GIVEN PROBLEM
Find the lines that contain the word "matplotlib" and copy each one.

----

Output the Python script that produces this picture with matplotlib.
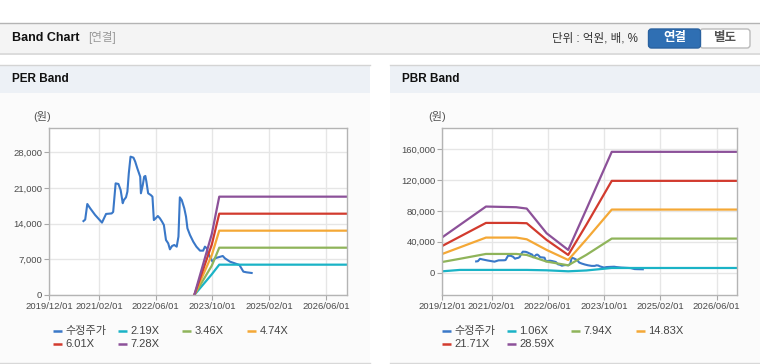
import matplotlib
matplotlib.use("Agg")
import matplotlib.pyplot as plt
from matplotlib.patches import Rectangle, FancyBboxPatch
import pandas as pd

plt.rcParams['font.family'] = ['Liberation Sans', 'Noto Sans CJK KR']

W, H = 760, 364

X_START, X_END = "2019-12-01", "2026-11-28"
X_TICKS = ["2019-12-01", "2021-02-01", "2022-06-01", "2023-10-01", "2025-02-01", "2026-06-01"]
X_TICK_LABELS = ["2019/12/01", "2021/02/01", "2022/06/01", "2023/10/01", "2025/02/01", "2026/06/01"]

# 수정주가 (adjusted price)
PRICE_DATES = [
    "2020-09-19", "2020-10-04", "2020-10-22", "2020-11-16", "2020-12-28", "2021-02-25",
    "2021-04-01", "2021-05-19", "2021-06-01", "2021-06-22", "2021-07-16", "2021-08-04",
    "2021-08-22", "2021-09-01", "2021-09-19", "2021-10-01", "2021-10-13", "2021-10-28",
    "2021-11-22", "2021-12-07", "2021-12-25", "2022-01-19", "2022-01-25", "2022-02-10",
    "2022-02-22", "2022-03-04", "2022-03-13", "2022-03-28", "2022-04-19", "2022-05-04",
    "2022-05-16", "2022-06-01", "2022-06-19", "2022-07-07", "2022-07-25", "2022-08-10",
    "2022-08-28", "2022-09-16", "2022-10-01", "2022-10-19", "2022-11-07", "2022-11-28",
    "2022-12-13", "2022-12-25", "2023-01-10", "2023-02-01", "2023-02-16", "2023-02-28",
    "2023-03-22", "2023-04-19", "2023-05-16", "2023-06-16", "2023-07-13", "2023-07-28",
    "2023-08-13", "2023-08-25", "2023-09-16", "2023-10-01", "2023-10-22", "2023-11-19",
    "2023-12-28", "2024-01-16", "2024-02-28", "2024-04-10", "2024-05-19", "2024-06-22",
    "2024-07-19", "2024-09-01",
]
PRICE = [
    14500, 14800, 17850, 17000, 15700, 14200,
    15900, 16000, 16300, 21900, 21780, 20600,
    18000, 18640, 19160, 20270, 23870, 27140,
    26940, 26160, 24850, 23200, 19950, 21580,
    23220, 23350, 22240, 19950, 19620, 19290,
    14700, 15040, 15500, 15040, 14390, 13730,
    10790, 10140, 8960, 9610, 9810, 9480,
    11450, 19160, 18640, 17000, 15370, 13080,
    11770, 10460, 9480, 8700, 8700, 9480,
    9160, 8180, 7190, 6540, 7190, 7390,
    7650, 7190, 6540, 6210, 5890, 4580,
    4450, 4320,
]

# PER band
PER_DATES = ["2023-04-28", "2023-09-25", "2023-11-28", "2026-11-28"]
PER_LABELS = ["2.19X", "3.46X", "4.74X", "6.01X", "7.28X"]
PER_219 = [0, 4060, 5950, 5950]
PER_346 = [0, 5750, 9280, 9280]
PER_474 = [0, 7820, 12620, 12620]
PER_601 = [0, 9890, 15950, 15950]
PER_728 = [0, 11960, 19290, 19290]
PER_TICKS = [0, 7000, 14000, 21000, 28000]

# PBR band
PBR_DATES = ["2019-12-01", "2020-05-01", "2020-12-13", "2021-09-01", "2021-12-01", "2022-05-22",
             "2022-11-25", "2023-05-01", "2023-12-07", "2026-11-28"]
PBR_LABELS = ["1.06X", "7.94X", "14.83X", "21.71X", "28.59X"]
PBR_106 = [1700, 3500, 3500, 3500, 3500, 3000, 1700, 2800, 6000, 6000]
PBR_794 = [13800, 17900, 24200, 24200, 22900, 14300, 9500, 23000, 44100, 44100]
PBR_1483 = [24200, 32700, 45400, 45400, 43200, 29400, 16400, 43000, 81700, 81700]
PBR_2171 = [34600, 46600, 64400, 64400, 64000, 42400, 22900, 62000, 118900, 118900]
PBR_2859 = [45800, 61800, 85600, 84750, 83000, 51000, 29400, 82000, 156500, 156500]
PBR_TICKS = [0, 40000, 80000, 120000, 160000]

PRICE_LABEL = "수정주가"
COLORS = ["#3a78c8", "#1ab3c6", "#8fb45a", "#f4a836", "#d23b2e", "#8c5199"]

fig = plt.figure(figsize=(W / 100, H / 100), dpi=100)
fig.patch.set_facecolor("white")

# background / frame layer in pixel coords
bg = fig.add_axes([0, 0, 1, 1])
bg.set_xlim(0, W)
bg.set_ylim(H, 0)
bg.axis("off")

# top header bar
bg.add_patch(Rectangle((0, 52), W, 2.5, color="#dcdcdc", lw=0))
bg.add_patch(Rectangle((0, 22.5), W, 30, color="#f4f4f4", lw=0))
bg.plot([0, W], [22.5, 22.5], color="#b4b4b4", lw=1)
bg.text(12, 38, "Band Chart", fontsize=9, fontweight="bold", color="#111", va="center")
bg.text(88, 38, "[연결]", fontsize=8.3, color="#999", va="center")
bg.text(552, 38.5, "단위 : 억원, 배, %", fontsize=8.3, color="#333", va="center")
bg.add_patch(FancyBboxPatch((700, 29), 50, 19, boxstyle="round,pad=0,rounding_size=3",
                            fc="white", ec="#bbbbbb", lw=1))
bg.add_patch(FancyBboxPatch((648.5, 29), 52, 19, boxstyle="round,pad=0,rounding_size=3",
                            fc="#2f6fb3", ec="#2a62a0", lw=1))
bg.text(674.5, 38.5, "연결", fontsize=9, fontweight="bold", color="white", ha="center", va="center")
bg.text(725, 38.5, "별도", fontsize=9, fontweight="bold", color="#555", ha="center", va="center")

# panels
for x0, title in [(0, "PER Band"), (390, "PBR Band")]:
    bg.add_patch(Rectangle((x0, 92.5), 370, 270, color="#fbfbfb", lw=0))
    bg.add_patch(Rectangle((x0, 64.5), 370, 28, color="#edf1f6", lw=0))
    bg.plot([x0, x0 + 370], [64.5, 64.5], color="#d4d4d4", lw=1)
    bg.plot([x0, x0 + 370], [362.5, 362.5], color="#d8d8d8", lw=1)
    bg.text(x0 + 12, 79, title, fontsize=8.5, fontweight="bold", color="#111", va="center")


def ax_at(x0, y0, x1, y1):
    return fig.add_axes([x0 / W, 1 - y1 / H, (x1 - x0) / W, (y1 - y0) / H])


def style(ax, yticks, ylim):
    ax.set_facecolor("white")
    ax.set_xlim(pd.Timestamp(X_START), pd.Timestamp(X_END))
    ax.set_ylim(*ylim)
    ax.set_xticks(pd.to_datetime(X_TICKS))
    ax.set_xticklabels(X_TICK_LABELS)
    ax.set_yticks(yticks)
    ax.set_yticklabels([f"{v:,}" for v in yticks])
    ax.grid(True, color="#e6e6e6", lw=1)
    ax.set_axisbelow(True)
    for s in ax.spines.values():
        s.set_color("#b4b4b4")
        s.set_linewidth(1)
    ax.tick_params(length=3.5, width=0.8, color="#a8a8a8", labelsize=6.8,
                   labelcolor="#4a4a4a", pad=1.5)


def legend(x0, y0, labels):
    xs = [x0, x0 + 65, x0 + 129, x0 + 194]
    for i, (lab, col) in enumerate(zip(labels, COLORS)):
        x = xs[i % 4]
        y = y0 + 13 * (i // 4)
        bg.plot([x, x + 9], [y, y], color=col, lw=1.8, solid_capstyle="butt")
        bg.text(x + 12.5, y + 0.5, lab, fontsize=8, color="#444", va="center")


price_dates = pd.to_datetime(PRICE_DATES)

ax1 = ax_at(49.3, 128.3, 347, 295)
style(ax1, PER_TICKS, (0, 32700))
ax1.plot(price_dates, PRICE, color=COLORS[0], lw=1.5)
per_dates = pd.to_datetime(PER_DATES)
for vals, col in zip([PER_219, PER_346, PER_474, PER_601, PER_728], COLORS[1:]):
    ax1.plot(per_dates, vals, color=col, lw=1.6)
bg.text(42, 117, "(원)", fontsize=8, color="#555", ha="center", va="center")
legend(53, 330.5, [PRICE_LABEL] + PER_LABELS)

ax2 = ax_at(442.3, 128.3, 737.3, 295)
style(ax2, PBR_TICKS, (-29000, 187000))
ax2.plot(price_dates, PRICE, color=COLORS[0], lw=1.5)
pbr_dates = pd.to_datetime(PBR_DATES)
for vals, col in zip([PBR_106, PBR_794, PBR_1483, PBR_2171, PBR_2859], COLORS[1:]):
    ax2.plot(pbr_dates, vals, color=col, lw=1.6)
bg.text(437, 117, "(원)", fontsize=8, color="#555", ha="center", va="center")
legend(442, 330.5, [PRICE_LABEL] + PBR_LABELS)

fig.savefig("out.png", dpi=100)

----

PROBLEM SOLUTION
Output the Python script that produces this picture with matplotlib.
import matplotlib
matplotlib.use("Agg")
import matplotlib.pyplot as plt
from matplotlib.patches import Rectangle, FancyBboxPatch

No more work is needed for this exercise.